タンムズ崇拝に続いて、エゼキエルは、イスラエルの祭司(と思われる)25人が、「背中を主の聖所に向け」、東を向いて、昇る太陽を崇拝している姿を目にします(エゼキエル8章16節)。前9世紀頃のバビロンの神殿には、月と太陽と金星に護られた太陽神シャマシュが王座にあって、バビロンの王たちがこれを拝んでいる石碑が遺されています(小林『古代オリエントの神々』43頁図)。バビロンでは主神マルドゥクと並んでシュメール以来の太陽神が崇拝されていたのです。
太陽の運行と豊穣神話は密接に関わっています。エルサレムの神殿は、入り口(東側)と至聖所(西側)が東西に向いて建てられています。だから聖所と至聖所は、本殿の西側に位置していて、この部分はひときわ高い塔になっていましたから、オリーブ山の東から太陽が昇ると、聖所と至聖所の塔が、朝日を浴びて美しく輝きました。だから、イスラエルの祭司たちは、太陽に向いて拝むのではなく、反対に、「昇る太陽を背にして」、神の御臨在する西(至聖所)を向いて礼拝すべきだったのです。ところが、エゼキエル8章16節の25人の祭司(と思われる?)たちは、至聖所に背を向けて、太陽のほうを向いて礼拝していました。彼らは、太陽に向かうのではなく、太陽の運航を支配する神の導きに従って、「太陽が動く方向」(西)へ向いて礼拝するべきです。
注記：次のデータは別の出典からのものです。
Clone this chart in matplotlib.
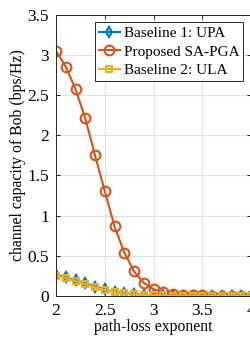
#!/usr/bin/env python3

import numpy as np
from matplotlib import pyplot as plt

plt.rcParams['font.family'] = ['Liberation Serif', 'DejaVu Serif']
plt.rcParams['mathtext.fontset'] = 'stix'

# path-loss exponent 2.0 ... 4.0, step 0.1
exponent = [2.0, 2.1, 2.2, 2.3, 2.4, 2.5, 2.6, 2.7, 2.8, 2.9, 3.0,
            3.1, 3.2, 3.3, 3.4, 3.5, 3.6, 3.7, 3.8, 3.9, 4.0]
upa = [0.26, 0.23, 0.195, 0.155, 0.115, 0.08, 0.05, 0.035, 0.022, 0.014, 0.009,
       0.006, 0.004, 0.003, 0.002, 0.0015, 0.001, 0.001, 0.0007, 0.0005, 0.0004]
proposed = [3.05, 2.855, 2.575, 2.21, 1.75, 1.305, 0.865, 0.54, 0.305, 0.162, 0.083,
            0.046, 0.025, 0.014, 0.008, 0.005, 0.003, 0.002, 0.0012, 0.0008, 0.0005]
ula = [0.25, 0.22, 0.185, 0.145, 0.105, 0.072, 0.045, 0.03, 0.019, 0.012, 0.008,
       0.005, 0.0035, 0.0025, 0.0018, 0.0012, 0.0009, 0.0007, 0.0005, 0.0004, 0.0003]

BLUE = '#0072BD'
ORANGE = '#D95319'
YELLOW = '#EDB120'

fig = plt.figure(figsize=(2.5, 3.37), dpi=100)
ax = fig.add_axes([0.224, 0.122, 0.78, 0.834])

ax.plot(exponent, upa, color=BLUE, lw=1.5, marker='d', ms=5.5,
        mfc='none', mew=1.5, label='Baseline 1: UPA')
ax.plot(exponent, proposed, color=ORANGE, lw=1.5, marker='o', ms=7,
        mfc='none', mew=1.5, label='Proposed SA-PGA')
ax.plot(exponent, ula, color=YELLOW, lw=1.5, marker='s', ms=4.5,
        mfc='none', mew=1.5, label='Baseline 2: ULA')

ax.set_xlim(2, 4)
ax.set_ylim(0, 3.5)
ax.set_xticks([2, 2.5, 3, 3.5, 4])
ax.set_xticklabels(['2', '2.5', '3', '3.5', '4'])
ax.set_yticks([0, 0.5, 1, 1.5, 2, 2.5, 3, 3.5])
ax.set_yticklabels(['0', '0.5', '1', '1.5', '2', '2.5', '3', '3.5'])
ax.tick_params(direction='in', top=True, right=True, labelsize=12.5,
               length=3, width=0.6)
ax.tick_params(axis='y', pad=5)
ax.tick_params(axis='x', pad=5)
ax.grid(True, color='#e0e0e0', lw=0.8)
ax.set_axisbelow(True)
for s in ax.spines.values():
    s.set_linewidth(0.7)
    s.set_color('#262626')

ax.set_xlabel('path-loss exponent', fontsize=11.3, labelpad=0)
ax.set_ylabel('channel capacity of Bob (bps/Hz)', fontsize=11.3, labelpad=1)

leg = ax.legend(loc='upper right', fontsize=11, handlelength=1.4,
                handletextpad=0.25, borderpad=0.25, labelspacing=0.32,
                borderaxespad=0.5, fancybox=False, framealpha=1,
                edgecolor='#262626')
leg.get_frame().set_linewidth(0.7)

plt.savefig('out.png', dpi=100)
plt.close()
彼らは、太陽を拝むのではなく、太陽と一緒になって歩むべきなのです。わたしたちは、自然に向いて自然を拝むのではなく、自然と「共に」歩み、自然が向かう方向を目指すのです。これが、大自然を動かしている力ある方(エール神)を信じる者がすることです。イエスに与えられた名前「イマ・ヌー・エール(with/us/God)」=「神我らと共に」が意味するのはこのことです(マタイ1章23節)。イエス様が「光のある内に光の中を歩みなさい」(ヨハネ12章35節)と言われたのもこのことです。